Instructional Material and Resources/ Required Texts
Text: Harcourt Brace Mathematic Unit Workbooks 1-6
Materials: Teacher generated materials, games, and puzzles.
Grade Science
Course Description
Grade 2 students will understand the concepts and processes of evidence, models and explanations. Students will understand the concept of constancy, change and measurement. Students will learn about space and weather. Students will begin to understand scientific inquiry and develop critical thinking skills. Students will learn about the basic needs of all living things. They will learn that sound and light are forms of energy. They will use their senses to observe sound and light.
Objectives
Students will be able to
- Explore the concepts of observation and data collection.
- Understand that changes occur and must be measured.
- Measure in standard systems.
- Identify shape and use of objects.
- Make observations.
- Use various tools to gather information.
- Explore information and evidence.
- Use observations to make predictions.
- Communicate observations.
- Identify and describe properties of water.
- Explore how things make sound.
- Explore how light travels.
- Compare day and night, including what is seen in the sky, and describe how day and night occurs.
- Describe how Earth orbits the sun, and identify the causes of seasons on Earth.
- Demonstrate how the reflection of the sun enables us to see the moon and what makes the moon appear to change shape.
- Test to see how variations in these variables (temperature, light, water, and nutrients) affect plant growth.
- Identify, name, and explain the function of the main parts of plants.
- Describe different kinds of habitats and the animals (including their adaptations) that meet their needs in those habitats.
- Describe and give examples of food chains.

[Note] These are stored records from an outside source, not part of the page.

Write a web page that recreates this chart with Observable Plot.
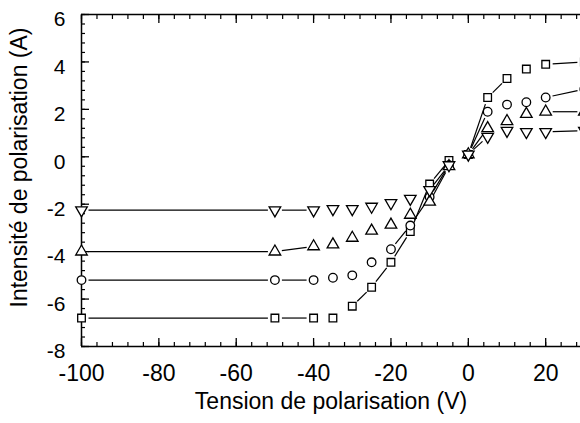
<!DOCTYPE html>
<html>
<head>
<meta charset="utf-8">
<script src="https://cdn.jsdelivr.net/npm/d3@7"></script>
<script src="https://cdn.jsdelivr.net/npm/@observablehq/plot@0.6"></script>
<style>
  html, body { margin: 0; padding: 0; background: #fff; }
  #chart svg { display: block; }
</style>
</head>
<body>
<div id="chart"></div>
<script>
// ---- Data ----
const tension = [-100, -50, -40, -35, -30, -25, -20, -15, -10, -5, 0, 5, 10, 15, 20, 30];
const serieCarres    = [-6.8, -6.8, -6.8, -6.8, -6.3, -5.5, -4.45, -3.15, -1.15, -0.15, 0.1, 2.5, 3.3, 3.7, 3.9, 4.0];
const serieCercles   = [-5.2, -5.2, -5.2, -5.1, -5.0, -4.45, -3.9, -2.9, -1.7, -0.35, 0.1, 1.9, 2.2, 2.3, 2.5, 2.85];
const serieTriHaut   = [-4.0, -4.0, -3.78, -3.7, -3.42, -3.12, -2.87, -2.45, -1.9, -0.4, 0.1, 1.2, 1.5, 1.8, 1.9, 1.9];
const serieTriBas    = [-2.25, -2.25, -2.25, -2.2, -2.2, -2.1, -1.95, -1.77, -1.4, -0.35, 0.1, 0.85, 1.1, 1.05, 1.05, 1.1];

const xTickLabels = [-100, -80, -60, -40, -20, 0, 20];
const yTickLabels = [-8, -6, -4, -2, 0, 2, 4, 6];
const xTitle = "Tension de polarisation (V)";
const yTitle = "Intensité de polarisation (A)";

// ---- Layout ----
const W = 580, H = 423;
const mL = 81, mR = 0, mT = 14, mB = 77;
const xDomain = [-100, 29];
const yDomain = [-8, 6];
const xMinor = d3.range(-100, 29, 4);
const yMinor = d3.range(0, 36).map(i => +(-8 + i * 0.4).toFixed(2));

// Down-pointing triangle symbol
const sqrt3 = Math.sqrt(3);
const triangleDown = {
  draw(context, size) {
    const y = -Math.sqrt(size / (sqrt3 * 3));
    context.moveTo(0, -y * 2);
    context.lineTo(-sqrt3 * y, y);
    context.lineTo(sqrt3 * y, y);
    context.closePath();
  }
};

const series = [
  {values: serieCarres, symbol: "square"},
  {values: serieCercles, symbol: "circle"},
  {values: serieTriHaut, symbol: "triangle"},
  {values: serieTriBas, symbol: triangleDown}
];

// scales to decide which connecting segments are long enough to show
const sx = Plot.scale({x: {domain: xDomain, range: [mL, W - mR]}});
const sy = Plot.scale({y: {domain: yDomain, range: [H - mB, mT]}});

const segments = [];
series.forEach((s, k) => {
  for (let i = 0; i < tension.length - 1; i++) {
    const dx = sx.apply(tension[i + 1]) - sx.apply(tension[i]);
    const dy = sy.apply(s.values[i + 1]) - sy.apply(s.values[i]);
    if (Math.hypot(dx, dy) > 24) {
      segments.push({x1: tension[i], y1: s.values[i], x2: tension[i + 1], y2: s.values[i + 1], k});
    }
  }
});

const font = "'Liberation Sans', Arial, Helvetica, sans-serif";
const fmt = d => String(d);

const marks = [
  // frame lines (left, bottom, top)
  Plot.ruleY([yDomain[0], yDomain[1]], {stroke: "#000", strokeWidth: 1.5}),
  Plot.ruleX([xDomain[0]], {stroke: "#000", strokeWidth: 1.5}),

  // bottom ticks (inward)
  Plot.axisX({anchor: "bottom", ticks: xMinor, tickSize: 4, dy: -4, fill: "none", label: null, stroke: "#000", strokeWidth: 1.2}),
  Plot.axisX({anchor: "bottom", ticks: xTickLabels, tickSize: 8, dy: -8, fill: "none", label: null, stroke: "#000", strokeWidth: 1.3}),
  // top ticks (inward)
  Plot.axisX({anchor: "top", ticks: xMinor, tickSize: 4, dy: 4, fill: "none", label: null, stroke: "#000", strokeWidth: 1.2}),
  Plot.axisX({anchor: "top", ticks: xTickLabels, tickSize: 8, dy: 8, fill: "none", label: null, stroke: "#000", strokeWidth: 1.3}),
  // left ticks (inward)
  Plot.axisY({anchor: "left", ticks: yMinor, tickSize: 4, dx: 4, fill: "none", label: null, stroke: "#000", strokeWidth: 1.2}),
  Plot.axisY({anchor: "left", ticks: yTickLabels, tickSize: 8, dx: 8, fill: "none", label: null, stroke: "#000", strokeWidth: 1.3}),

  // tick labels
  Plot.axisX({anchor: "bottom", ticks: xTickLabels, tickSize: 0, tickPadding: 18, tickFormat: fmt, label: null, fontSize: 23, fill: "#000", lineAnchor: "top"}),
  Plot.axisY({anchor: "left", ticks: yTickLabels, tickSize: 0, tickPadding: 16, dy: 5, tickFormat: fmt, label: null, fontSize: 21, fill: "#000"}),

  // connecting lines
  Plot.arrow(segments, {x1: "x1", y1: "y1", x2: "x2", y2: "y2", headLength: 0, insetStart: 7, insetEnd: 7, stroke: "#000", strokeWidth: 1.2, strokeLinecap: "butt"}),

  // markers
  ...series.map(s => Plot.dot(tension, {
    x: (d) => d,
    y: (d, i) => s.values[i],
    symbol: s.symbol,
    r: 4.3,
    fill: "#fff",
    stroke: "#000",
    strokeWidth: 1.3
  })),

  // axis titles
  Plot.text([xTitle], {frameAnchor: "bottom", dy: 55, fontSize: 23, fill: "#000", textAnchor: "middle", lineAnchor: "middle"}),
  Plot.text([yTitle], {frameAnchor: "left", rotate: -90, dx: -62, dy: -13, fontSize: 23, fill: "#000", textAnchor: "middle", lineAnchor: "middle"})
];

const chart = Plot.plot({
  width: W,
  height: H,
  marginLeft: mL,
  marginRight: mR,
  marginTop: mT,
  marginBottom: mB,
  style: {fontFamily: font, background: "#fff", color: "#000", overflow: "visible"},
  x: {domain: xDomain, range: [mL, W - mR]},
  y: {domain: yDomain, range: [H - mB, mT]},
  marks
});
document.getElementById("chart").appendChild(chart);
</script>
</body>
</html>
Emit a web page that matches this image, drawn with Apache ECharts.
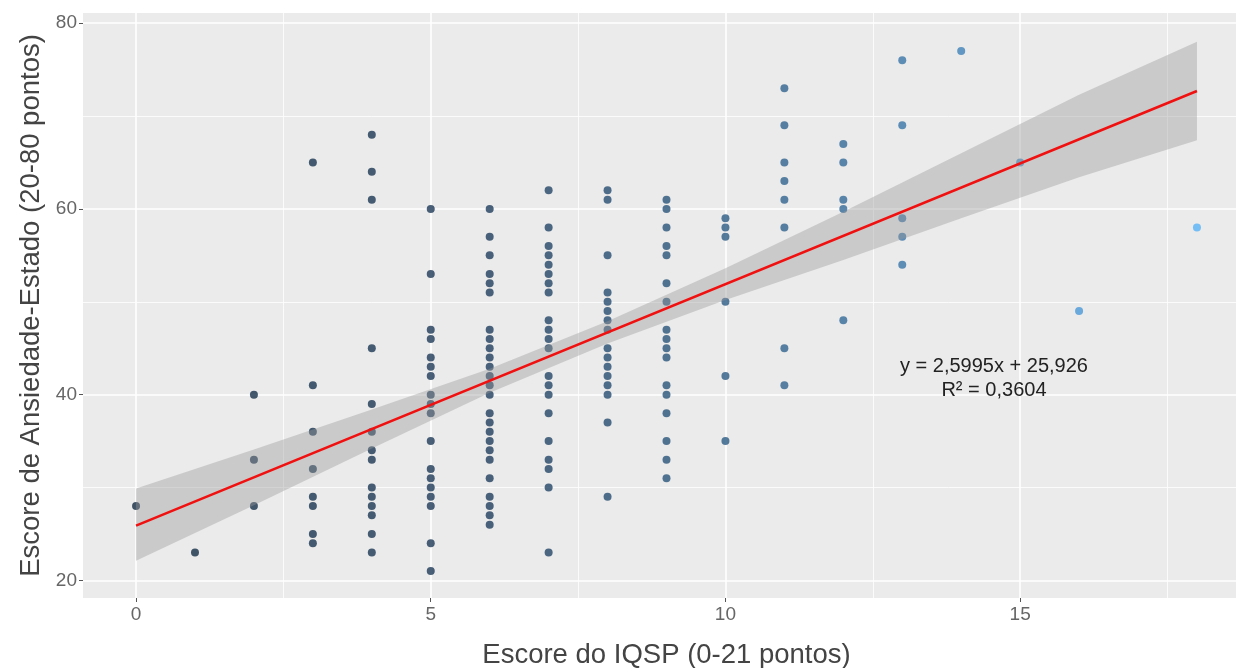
<!DOCTYPE html>
<html>
<head>
<meta charset="utf-8">
<script src="https://cdn.jsdelivr.net/npm/echarts@6/dist/echarts.min.js"></script>
<style>
  html, body { margin: 0; padding: 0; background: #fff; }
  #chart { width: 1236px; height: 668px; }
</style>
</head>
<body>
<div id="chart"></div>
<script>
// escore do IQSP (eixo x) e escores de ansiedade observados em cada coluna
var iqsp = [0, 1, 2, 3, 4, 5, 6, 7, 8, 9, 10, 11, 12, 13, 14, 15, 16, 17, 18];
var ansiedade = [
    [28],
    [23],
    [40, 33, 28],
    [65, 41, 36, 32, 29, 28, 25, 24],
    [68, 64, 61, 45, 39, 36, 34, 33, 30, 29, 28, 27, 25, 23],
    [60, 53, 47, 46, 44, 43, 42, 40, 39, 38, 35, 32, 31, 30, 29, 28, 24, 21],
    [60, 57, 55, 53, 52, 51, 47, 46, 45, 44, 43, 42, 41, 40, 38, 37, 36, 35, 34, 33, 31, 29, 28, 27, 26],
    [62, 58, 56, 55, 54, 53, 52, 51, 48, 47, 46, 45, 42, 41, 40, 38, 35, 33, 32, 30, 23],
    [62, 61, 55, 51, 50, 49, 48, 47, 45, 44, 43, 42, 41, 40, 37, 29],
    [61, 60, 58, 56, 55, 52, 50, 47, 46, 45, 44, 41, 40, 38, 35, 33, 31],
    [59, 58, 57, 50, 42, 35],
    [73, 69, 65, 63, 61, 58, 45, 41],
    [67, 65, 61, 60, 48],
    [76, 69, 59, 57, 54],
    [77],
    [65],
    [49],
    [],
    [58]
];

// reta de regressão e faixa de confiança
var retaX = [0, 18];
var retaY = [25.9, 72.7];
var faixaX = [0, 2, 4, 6, 8, 10, 12, 14, 16, 18];
var faixaInf = [22.1, 28.1, 34.2, 40.2, 45.5, 50.2, 54.5, 59.0, 63.4, 67.4];
var faixaSup = [29.9, 34.1, 38.4, 42.8, 47.9, 53.6, 59.7, 66.0, 72.3, 78.0];

// marcas dos eixos
var xTicks = [0, 5, 10, 15];
var xMinor = [2.5, 7.5, 12.5, 17.5];
var yTicks = [20, 40, 60, 80];
var yMinor = [30, 50, 70];

// cores dos pontos (do escuro ao azul claro)
var cores = ['#132b43', '#1f3d5c', '#336a98', '#56b1f7'];

var pontos = [];
for (var i = 0; i < iqsp.length; i++) {
    for (var j = 0; j < ansiedade[i].length; j++) {
        pontos.push([iqsp[i], ansiedade[i][j]]);
    }
}

var fonte = '"Liberation Sans", Arial, sans-serif';
var xMin = -0.9, xMax = 18.9, yMin = 18.1, yMax = 81.1;

function eixoX(ticks, principal) {
    return {
        type: 'value', min: xMin, max: xMax, position: 'bottom',
        axisLine: { show: false, onZero: false },
        axisTick: principal ? { show: true, length: 4, customValues: ticks, lineStyle: { color: '#555', width: 1 } }
                            : { show: false, customValues: ticks },
        axisLabel: principal ? { show: true, customValues: ticks, margin: 7, color: '#666', fontSize: 19, fontFamily: fonte }
                             : { show: false },
        splitLine: { show: true, lineStyle: { color: '#fff', width: principal ? 1.6 : 0.8 } },
        name: principal ? 'Escore do IQSP (0-21 pontos)' : '',
        nameLocation: 'middle', nameGap: 43,
        nameTextStyle: { color: '#444', fontSize: 27.5, fontFamily: fonte }
    };
}
function eixoY(ticks, principal) {
    return {
        type: 'value', min: yMin, max: yMax, position: 'left',
        axisLine: { show: false, onZero: false },
        axisTick: principal ? { show: true, length: 4, customValues: ticks, lineStyle: { color: '#555', width: 1 } }
                            : { show: false, customValues: ticks },
        axisLabel: principal ? { show: true, customValues: ticks, margin: 6, color: '#666', fontSize: 19, fontFamily: fonte }
                             : { show: false },
        splitLine: { show: true, lineStyle: { color: '#fff', width: principal ? 1.6 : 0.8 } },
        name: principal ? 'Escore de Ansiedade-Estado (20-80 pontos)' : '',
        nameLocation: 'middle', nameGap: 38,
        nameTextStyle: { color: '#444', fontSize: 27.5, fontFamily: fonte }
    };
}

var chart = echarts.init(document.getElementById('chart'));
var option = {
    animation: false,
    backgroundColor: '#fff',
    grid: {
        left: 83, top: 13, right: -14, bottom: 70,
        containLabel: false, outerBoundsMode: 'none',
        show: true, backgroundColor: '#ebebeb', borderWidth: 0
    },
    xAxis: [eixoX(xMinor, false), eixoX(xTicks, true)],
    yAxis: [eixoY(yMinor, false), eixoY(yTicks, true)],
    visualMap: {
        show: false, type: 'continuous', seriesIndex: 0, dimension: 0,
        min: 0, max: 18, inRange: { color: cores }
    },
    graphic: [{
        type: 'group', left: 900, top: 356, z: 100,
        children: [
            { type: 'text', x: 110, y: 0, z: 100, style: { text: 'y = 2,5995x + 25,926', align: 'center', font: '20px ' + fonte, fill: '#222' } },
            { type: 'text', x: 110, y: 24, z: 100, style: { text: 'R² = 0,3604', align: 'center', font: '20px ' + fonte, fill: '#222' } }
        ]
    }],
    series: [{
        type: 'scatter',
        xAxisIndex: 1, yAxisIndex: 1,
        symbolSize: 8,
        data: pontos,
        z: 2
    }, {
        type: 'custom',
        xAxisIndex: 1, yAxisIndex: 1,
        data: [[faixaX[0], faixaInf[0]]],
        z: 3,
        renderItem: function(params, api) {
            var pts = [];
            for (var k = 0; k < faixaX.length; k++) pts.push(api.coord([faixaX[k], faixaSup[k]]));
            for (var k = faixaX.length - 1; k >= 0; k--) pts.push(api.coord([faixaX[k], faixaInf[k]]));
            return { type: 'polygon', shape: { points: pts }, style: { fill: 'rgba(153,153,153,0.4)' } };
        }
    }, {
        type: 'line',
        xAxisIndex: 1, yAxisIndex: 1,
        data: retaX.map(function(v, k) { return [v, retaY[k]]; }),
        showSymbol: false,
        lineStyle: { color: '#f01010', width: 2.5 },
        z: 4
    }]
};
chart.setOption(option);
</script>
</body>
</html>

Instructional Material and Resources/ Required Texts
Text: Harcourt Brace Science Textbook, Ohio Edition
Materials: Teacher generated worksheets, projects, games, and investigations in Science, videotapes, CD ROMs, documents, periodicals, magazines and the Internet.
Grade 2
Social Studies
Course Description
Second grade social studies focuses on students' understanding of their place in the community. Students are provided with the opportunity to explore their place in the world through a study of location, place, human/environment interaction, movement and regions. Students will learn mapping skills and the five elements of a map. Reading, writing and research skills are reinforced from the language arts study, and other areas of the curriculum.
Objectives
Students will be able to
- Describe the characteristics of a community.
- Identify community workers and the goods and services they provide.
- Identify forms of transportation and communication within a community.
- Describe how our community is changing.
- Indicate ways in which a community honors people and/or events.
- Describe characteristics of our country.
- Apply concepts of authority, responsibility and justice.
- Apply basic economic concepts.
- Apply basic geographical concepts.
- Engage in basic mapping skills
Instructional Material and Resources/ Required Texts
Text: Steck-Vaughn Maps, Globes and Graphs
Heinemann- What I Want to Be- Big Book
Heinemann- A Home for Me- Big Book
Materials: Teacher generated materials, games and projects, videotapes, CD ROMs, documents, periodicals, magazines and the Internet.